Guest Post: Moving from 2.0 to 3.0

Danielle Griffin recently completed her co-op term as a full-time research assistant at The Life of Words. Here she offers some thoughts about her work on identifying the textual genre of quotations in the Oxford English Dictionary:

When I started my job as an RA, Dr. Williams had me tagging quotations five days a week for two weeks straight. This was essentially a crash course on genre categorizing. The course consisted of an Excel sheet of 10,000 rows, containing a slew of data on one particular quotation in the OED. Based on all the surrounding data in the columns (Author, Work Title, Date) I was to hunt down the 10, 000 quotations and assign them a genre tag, according to a system that came to be known as “Genre 2.0.”

There were some hard and fast rules. There were also at least as many soft and loose ones. The interrelationships between the denotative dictionary and the connotative, figurative use of language in poetry is of importance to Dr. Williams, so the PO tag went to anything written in verse, with the exception of the VD tag (for “Verse Drama”). That’s a hard and fast rule. Distinguishing between PO and VD can be tricky, though, as some poems have speaking parts, and not all plays have obvious stage directions.

During my crash course I quickly saw that there was a hefty scraps bin among the tags. The OR tag (for Other), which I internalized as unorganized non-fiction, containing everything from bibliographies to philosophical treatises to science reports and beyond. There was a massive collection of “other” texts that were essentially genreless. It really became obvious that there was more to chip away at in this iceberg of OR texts. There was more to capture than just “other.”

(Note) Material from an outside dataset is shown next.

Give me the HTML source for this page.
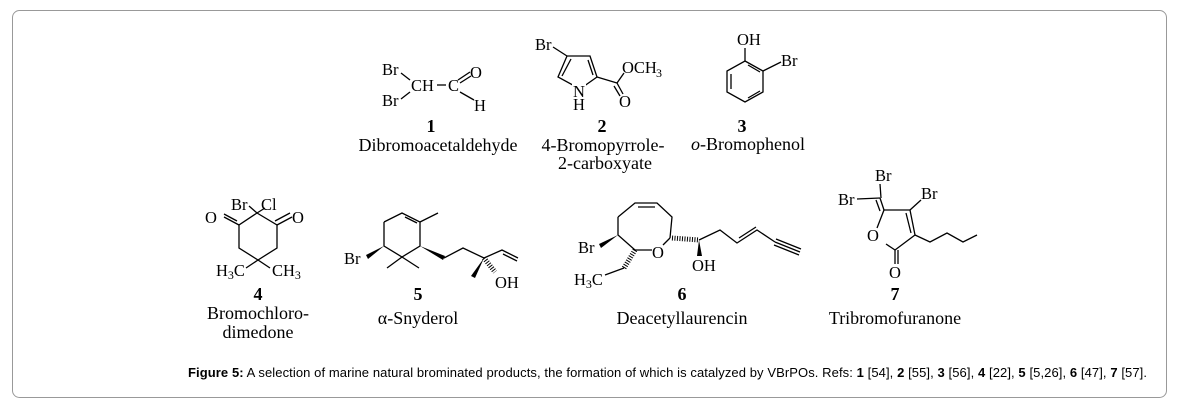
<!DOCTYPE html>
<html><head><meta charset="utf-8"><style>
body{margin:0;background:#fff;width:1179px;height:410px;overflow:hidden}
svg{position:absolute;left:0;top:0}
text{font-family:"Liberation Serif",serif;font-size:16.5px;fill:#000}
.n{font-size:18px;text-anchor:middle}
.b{font-weight:bold;font-size:18px;text-anchor:middle}
.cap{font-family:"Liberation Sans",sans-serif;font-size:13px}
line,polyline,polygon{stroke:#000;stroke-width:1.3;fill:none}
.w{fill:#000;stroke:none}
</style></head><body>
<svg width="1179" height="410" viewBox="0 0 1179 410">
<rect x="12.5" y="10.5" width="1154" height="387" rx="7" fill="none" stroke="#999" stroke-width="1"/>

<!-- 1 -->
<text x="382" y="75">Br</text><text x="382" y="106">Br</text>
<line x1="401" y1="73" x2="410" y2="80"/><line x1="401" y1="99" x2="410" y2="92"/>
<text x="411" y="91">CH</text><line x1="437" y1="85" x2="446" y2="85"/>
<text x="448" y="91">C</text>
<line x1="458" y1="80" x2="470" y2="72"/><line x1="460" y1="83" x2="471" y2="76"/>
<text x="470" y="78">O</text>
<line x1="460" y1="92" x2="474" y2="100"/><text x="474" y="111">H</text>
<text class="b" x="431" y="132">1</text>
<text class="n" x="438" y="151">Dibromoacetaldehyde</text>

<!-- 2 -->
<text x="535" y="50">Br</text>
<line x1="553" y1="47" x2="567" y2="56"/>
<polygon points="567,56 590,56 597,77 580,89 558,77"/>
<line x1="571" y1="59" x2="562" y2="76"/><line x1="588" y1="60" x2="593" y2="75"/>
<rect x="572" y="83" width="14" height="12" fill="#fff" stroke="none"/>
<text x="573" y="97">N</text><text x="573" y="110">H</text>
<line x1="597" y1="77" x2="617" y2="83"/>
<line x1="617" y1="83" x2="624" y2="73"/>
<text x="622" y="73">OCH</text><text x="656" y="77" style="font-size:12px">3</text>
<line x1="617" y1="83" x2="623" y2="94"/><line x1="614" y1="86" x2="620" y2="96"/>
<text x="619" y="107">O</text>
<text class="b" x="602" y="132">2</text>
<text class="n" x="603" y="151">4-Bromopyrrole-</text><text class="n" x="605" y="169">2-carboxyate</text>

<!-- 3 -->
<text x="737" y="45">OH</text>
<line x1="745" y1="48" x2="745" y2="61"/>
<polygon points="745,61 763,71 763,92 745,102 727,92 727,71"/>
<line x1="731" y1="74" x2="731" y2="89"/><line x1="748" y1="98" x2="760" y2="91"/><line x1="748" y1="65" x2="760" y2="72"/>
<line x1="763" y1="71" x2="781" y2="62"/><text x="781" y="66">Br</text>
<text class="b" x="742" y="132">3</text>
<text class="n" x="748" y="150"><tspan font-style="italic">o</tspan>-Bromophenol</text>

<!-- 4 -->
<text x="231" y="210">Br</text><text x="261" y="210">Cl</text>
<line x1="249" y1="206" x2="257" y2="213"/><line x1="265" y1="208" x2="257" y2="213"/>
<polyline points="257,213 239,225 239,248 258,260 277,248 277,225 257,213"/>
<line x1="239" y1="225" x2="224" y2="217"/><line x1="237" y1="221" x2="224" y2="214"/>
<text x="205" y="223">O</text>
<line x1="277" y1="225" x2="292" y2="217"/><line x1="275" y1="221" x2="290" y2="213"/>
<text x="292" y="223">O</text>
<line x1="258" y1="260" x2="246" y2="268"/><line x1="258" y1="260" x2="270" y2="268"/>
<text x="216" y="276">H<tspan font-size="12" dy="3">3</tspan><tspan dy="-3">C</tspan></text>
<text x="272" y="276">CH<tspan font-size="12" dy="3">3</tspan></text>
<text class="b" x="258" y="300">4</text>
<text class="n" x="258" y="319">Bromochloro-</text><text class="n" x="258" y="338">dimedone</text>

<!-- 5 -->
<polyline points="384,222 402,213 420,222 420,246 402,257 384,246 384,222"/>
<line x1="405" y1="217" x2="417" y2="223"/>
<line x1="420" y1="222" x2="438" y2="213"/>
<polygon class="w" points="384,246 366,255 368,259"/>
<text x="344" y="264">Br</text>
<line x1="402" y1="257" x2="387" y2="268"/><line x1="402" y1="257" x2="419" y2="268"/>
<polygon class="w" points="420,246 445,256 443,260"/>
<polyline points="444,258 463,248 484,258 502,250 518,258"/>
<line x1="503" y1="254" x2="517" y2="261"/>
<polygon class="w" points="484,258 471,276 475,278"/>
<line x1="484" y1="258" x2="495" y2="272" style="stroke-width:5;stroke-dasharray:1 1.5"/>
<text x="495" y="288">OH</text>
<text class="b" x="418" y="300">5</text>
<text class="n" x="418" y="324">α-Snyderol</text>

<!-- 6 -->
<polyline points="618,217 635,203 657,203 672,217 670,238"/>
<polyline points="618,217 618,235 635,250"/>
<line x1="670" y1="238" x2="663" y2="245"/><line x1="652" y1="250" x2="635" y2="250"/>
<line x1="638" y1="207" x2="655" y2="207"/>
<text x="652" y="258">O</text>
<polygon class="w" points="618,235 599,244 601,248"/>
<text x="578" y="253">Br</text>
<line x1="635" y1="250" x2="624" y2="268" style="stroke-width:5;stroke-dasharray:1 1.5"/>
<line x1="624" y1="268" x2="605" y2="275"/>
<text x="574" y="285">H<tspan font-size="12" dy="3">3</tspan><tspan dy="-3">C</tspan></text>
<line x1="672" y1="238" x2="699" y2="240" style="stroke-width:5;stroke-dasharray:1 1.5"/>
<polygon class="w" points="699,240 697,256 702,256"/>
<text x="692" y="271">OH</text>
<polyline points="699,240 720,230 737,243 757,230 775,242"/>
<line x1="739" y1="238" x2="756" y2="227"/>
<line x1="775" y1="242" x2="800" y2="252"/><line x1="776" y1="239" x2="801" y2="249"/><line x1="774" y1="245" x2="799" y2="255"/>
<text class="b" x="682" y="300">6</text>
<text class="n" x="682" y="324">Deacetyllaurencin</text>

<!-- 7 -->
<text x="875" y="181">Br</text>
<line x1="880" y1="184" x2="881" y2="198"/>
<text x="838" y="205">Br</text>
<line x1="857" y1="199" x2="880" y2="198"/>
<line x1="880" y1="198" x2="884" y2="210"/><line x1="876" y1="200" x2="880" y2="211"/>
<polyline points="884,210 910,210 915,235 895,250"/>
<line x1="906" y1="213" x2="911" y2="233"/>
<line x1="884" y1="210" x2="877" y2="228"/><line x1="886" y1="244" x2="895" y2="250"/>
<text x="867" y="241">O</text>
<line x1="910" y1="210" x2="921" y2="200"/><text x="921" y="199">Br</text>
<line x1="895" y1="250" x2="895" y2="264"/><line x1="898" y1="250" x2="898" y2="264"/>
<text x="889" y="278">O</text>
<polyline points="915,235 930,242 947,233 963,242 977,235"/>
<text class="b" x="895" y="300">7</text>
<text class="n" x="895" y="324">Tribromofuranone</text>

<text class="cap" x="188" y="377" textLength="959" lengthAdjust="spacing"><tspan font-weight="bold">Figure 5:</tspan> A selection of marine natural brominated products, the formation of which is catalyzed by VBrPOs. Refs: <tspan font-weight="bold">1</tspan> [54], <tspan font-weight="bold">2</tspan> [55], <tspan font-weight="bold">3</tspan> [56], <tspan font-weight="bold">4</tspan> [22], <tspan font-weight="bold">5</tspan> [5,26], <tspan font-weight="bold">6</tspan> [47], <tspan font-weight="bold">7</tspan> [57].</text>
</svg>
</body></html>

For example, there was no category for travel writing. As a result, a large number of texts that shared lots of features were being classified as DY (for “Diaries and Journals”) or OR, depending on their format. When you can intuitively classify something, Dr. Williams said, you should pay attention to what it is that makes that light go on. These are the indicators of our complicated cognitive system working out what kind of text we’re looking at (mind you, we aren’t the only cognitive systems working at this: there’s LOWBOT, and a number of other programs running behind the scenes).

So, we revised the genre tagging system to reflect our intuitions, splitting up OR and some other tags, and eliminating redundant ones. This information can later inform us about ways in which the OED treats sources as authoritative in quotations. For Travel Writing for example, it may turn out that quotations will illustrate a significant number of foreign and borrowed words. At the same time, the OED uses a variety of genres to provide widespread representation of terms that are not so specialized, and this could be demonstrated with refined tagging system as well.

In modifying our classification scheme, it emerged that the different genres could be grouped into a smaller number of “registers”: literary, documentary, expository, scientific, journalistic, and pseudo-spontaneous. Organizing genres by register helps to make classification decisions, and it allows for broader-based comparisons. And, since each genre belongs to just one register, it requires no extra tagging!